(continuação)
Cheguei à Estação. Ainda é cedo, mas o sol já está desconfortável, queima-me a pele. As sombras são escassas mas pouco concorridas. Na verdade, o meu campo visual está quase vazio de gente. Ao fundo, dois homens desmontam andaimes de um palco que lentamente vai deixando de o ser. Ao longo do ramal da linha desactivado, ouve-se o tilintar de garrafas vazias ao encontro de outras. São dois outros homens que vão enchendo grandes sacos verdes do vidro gasto, sinal do enterro da festa da véspera em Foz Tua Estação.
O espaço em volta é amplo. Abro a mala e fico indeciso na escolha dos acessórios para acoplar ao corpo da Nikon. É a habitual dificuldade em focar-me rapidamente quando chego a um território novo pleno de interesse. Como escolher o que captar primeiro ? Um detalhe ou um plano largo ? Decido carregar o cinto com o material que antecipo vir a precisar, para evitar voltar frequentemente à scooter.
O que vejo é um cenário a duas velocidades, tal como no Pocinho. Mas aqui, em Foz Tua, não estão separados por trezentos metros de linha. Estão arrumados num espaço físico mais concentrado.
Por um lado a estação central, que antevejo ser o íman em torno do qual se gravita.
Cuidada, preservada na madeira, no azulejo, na pedra. Sem guarda aparente e com um pequeno mas digno museu aberto, com peças do mundo ferroviário, onde me refugiei aproveitando a sombra fresca. Reparem no pormenor da inscrição na moldura de pedra da porta principal: Grande Velocidade.
Em volta deste prenúncio do TGV duriense, vejo o outro lado. Aquele em que o cuidado dá lugar ao desleixo, em que o primor cede perante o abandono.
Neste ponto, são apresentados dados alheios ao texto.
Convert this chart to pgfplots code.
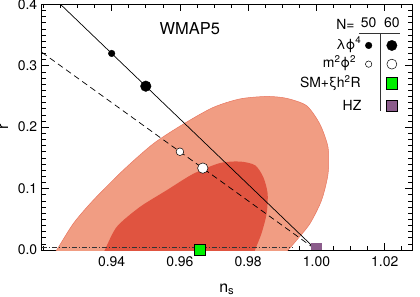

Este património ferroviário merecia mais. Memória e respeito.
Estas são composições cuja dignidade é há muito ignorada. Esventradas pelo catálogo das dilinquências, não respondem à pergunta mais simples: como é possível ter-se chegado aqui ?
O estado de conservação desta locomotiva a vapor, que esteve ao serviço na Linha, dispensa qualquer legenda. Neste primeiro plano assemelha-se a um navio naufragado.
O abandono destes pedaços de história à sorte, à inclemência da erosão do tempo e, sobretudo, à acção do vandalismo mentecapto, ultrapassa os limites da negligência. Todo este material circulante agoniza hoje na Estação de Foz Tua, sem que uma luz se vislumbre no final do verdadeiro túnel negro que é o futuro da ferrovia portuguesa. Muito mais do que das palavras, é das imagens que me sirvo para contar a história.
Saí da Estação de Foz Tua com uma sensação paradoxal. Vi o que tinha para ver. Triste fado o dos caminhos de ferro. Só vestindo a pele do fotógrafo, mais frio e protegido pela câmera documentalista, me senti confortável.
À direita da Helix o quilómetro um dos mais de cento e trinta da Linha do Tua. Vou fazer os primeiros a pé...
2 comentários:
Preso na continuação do teu relato!... Conheces o filme do Jorge Pelicano, cujo título tantas vezes encontraste ao longo do teu passeio? "Pare Escute e Olhe": http://pareescuteolhe.com/ Se ainda não, depois do teu passeio é incontornável.
Obrigado, Zé Paulo. Há muitos anos que paro, escuto e olho :)
As estradas de ferro são uma paixão antiga.
Conheço o filme, claro. É impossível não me sentir identificado com aquele olhar.
Ainda não comprei o DVD, que tem extras que valem a pena. Tenho que tratar disso rapidamente.